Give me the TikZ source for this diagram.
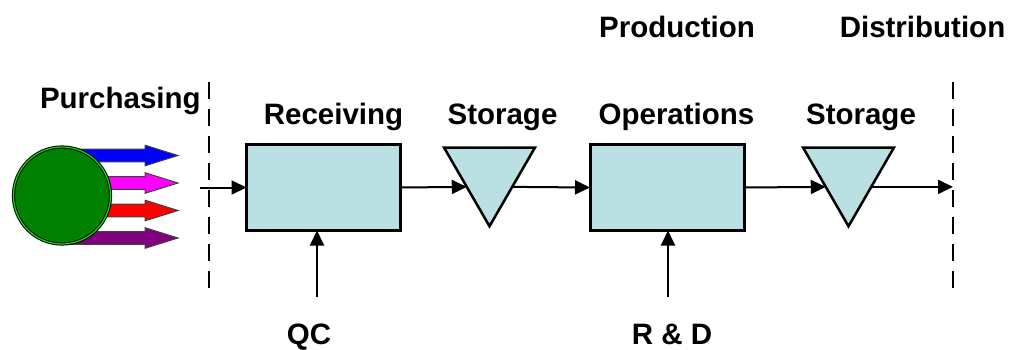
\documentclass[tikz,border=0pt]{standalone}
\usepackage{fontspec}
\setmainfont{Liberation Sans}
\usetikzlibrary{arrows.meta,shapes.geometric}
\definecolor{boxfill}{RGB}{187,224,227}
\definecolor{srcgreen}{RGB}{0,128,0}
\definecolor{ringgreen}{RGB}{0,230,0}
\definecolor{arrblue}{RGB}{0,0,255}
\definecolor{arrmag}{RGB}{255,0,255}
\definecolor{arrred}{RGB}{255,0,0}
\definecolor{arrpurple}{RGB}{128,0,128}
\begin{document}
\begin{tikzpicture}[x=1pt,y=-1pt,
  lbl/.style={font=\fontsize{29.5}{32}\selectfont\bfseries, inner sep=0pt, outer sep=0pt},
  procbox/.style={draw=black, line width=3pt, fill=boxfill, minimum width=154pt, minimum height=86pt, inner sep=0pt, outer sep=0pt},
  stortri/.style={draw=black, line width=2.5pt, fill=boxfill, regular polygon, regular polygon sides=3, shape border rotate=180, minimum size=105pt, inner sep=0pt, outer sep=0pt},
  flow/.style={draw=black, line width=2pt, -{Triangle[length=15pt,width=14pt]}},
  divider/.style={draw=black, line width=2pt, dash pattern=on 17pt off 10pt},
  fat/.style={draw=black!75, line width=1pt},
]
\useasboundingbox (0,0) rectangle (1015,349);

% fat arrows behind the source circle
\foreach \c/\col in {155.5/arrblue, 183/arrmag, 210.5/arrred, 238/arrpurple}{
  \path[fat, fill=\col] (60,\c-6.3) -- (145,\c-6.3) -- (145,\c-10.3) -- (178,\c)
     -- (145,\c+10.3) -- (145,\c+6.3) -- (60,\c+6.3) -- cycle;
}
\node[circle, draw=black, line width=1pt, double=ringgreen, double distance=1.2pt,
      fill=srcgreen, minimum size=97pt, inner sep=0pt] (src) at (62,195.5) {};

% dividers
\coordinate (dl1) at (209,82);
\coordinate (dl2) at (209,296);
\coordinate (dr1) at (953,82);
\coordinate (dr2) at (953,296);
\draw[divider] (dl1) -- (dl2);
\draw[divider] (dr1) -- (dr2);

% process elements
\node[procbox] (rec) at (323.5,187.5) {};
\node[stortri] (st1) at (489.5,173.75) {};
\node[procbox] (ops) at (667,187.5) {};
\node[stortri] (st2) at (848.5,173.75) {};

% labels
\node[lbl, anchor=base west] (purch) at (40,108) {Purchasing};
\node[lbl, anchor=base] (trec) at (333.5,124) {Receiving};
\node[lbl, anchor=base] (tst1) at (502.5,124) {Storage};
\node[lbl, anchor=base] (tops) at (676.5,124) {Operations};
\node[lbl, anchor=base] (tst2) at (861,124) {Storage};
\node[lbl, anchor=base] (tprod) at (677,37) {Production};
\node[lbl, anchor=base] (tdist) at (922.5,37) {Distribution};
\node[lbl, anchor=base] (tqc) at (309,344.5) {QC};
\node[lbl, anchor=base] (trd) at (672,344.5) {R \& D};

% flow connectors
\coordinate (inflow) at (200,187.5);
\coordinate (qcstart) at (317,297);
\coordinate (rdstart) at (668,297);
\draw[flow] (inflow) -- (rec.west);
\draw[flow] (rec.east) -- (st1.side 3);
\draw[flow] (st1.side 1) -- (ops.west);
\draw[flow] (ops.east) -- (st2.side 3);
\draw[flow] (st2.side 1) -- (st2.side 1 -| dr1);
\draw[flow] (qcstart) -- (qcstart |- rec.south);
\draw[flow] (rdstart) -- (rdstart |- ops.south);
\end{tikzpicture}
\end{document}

++++

▸ AIM
Take the material above from its first line through the line holding "(0,0) rectangle (1015,349);" and set it down exactly, without the pictures.

▸ OUTPUT OF THE TASK
Give me the TikZ source for this diagram.
\documentclass[tikz,border=0pt]{standalone}
\usepackage{fontspec}
\setmainfont{Liberation Sans}
\usetikzlibrary{arrows.meta,shapes.geometric}
\definecolor{boxfill}{RGB}{187,224,227}
\definecolor{srcgreen}{RGB}{0,128,0}
\definecolor{ringgreen}{RGB}{0,230,0}
\definecolor{arrblue}{RGB}{0,0,255}
\definecolor{arrmag}{RGB}{255,0,255}
\definecolor{arrred}{RGB}{255,0,0}
\definecolor{arrpurple}{RGB}{128,0,128}
\begin{document}
\begin{tikzpicture}[x=1pt,y=-1pt,
  lbl/.style={font=\fontsize{29.5}{32}\selectfont\bfseries, inner sep=0pt, outer sep=0pt},
  procbox/.style={draw=black, line width=3pt, fill=boxfill, minimum width=154pt, minimum height=86pt, inner sep=0pt, outer sep=0pt},
  stortri/.style={draw=black, line width=2.5pt, fill=boxfill, regular polygon, regular polygon sides=3, shape border rotate=180, minimum size=105pt, inner sep=0pt, outer sep=0pt},
  flow/.style={draw=black, line width=2pt, -{Triangle[length=15pt,width=14pt]}},
  divider/.style={draw=black, line width=2pt, dash pattern=on 17pt off 10pt},
  fat/.style={draw=black!75, line width=1pt},
]
\useasboundingbox (0,0) rectangle (1015,349);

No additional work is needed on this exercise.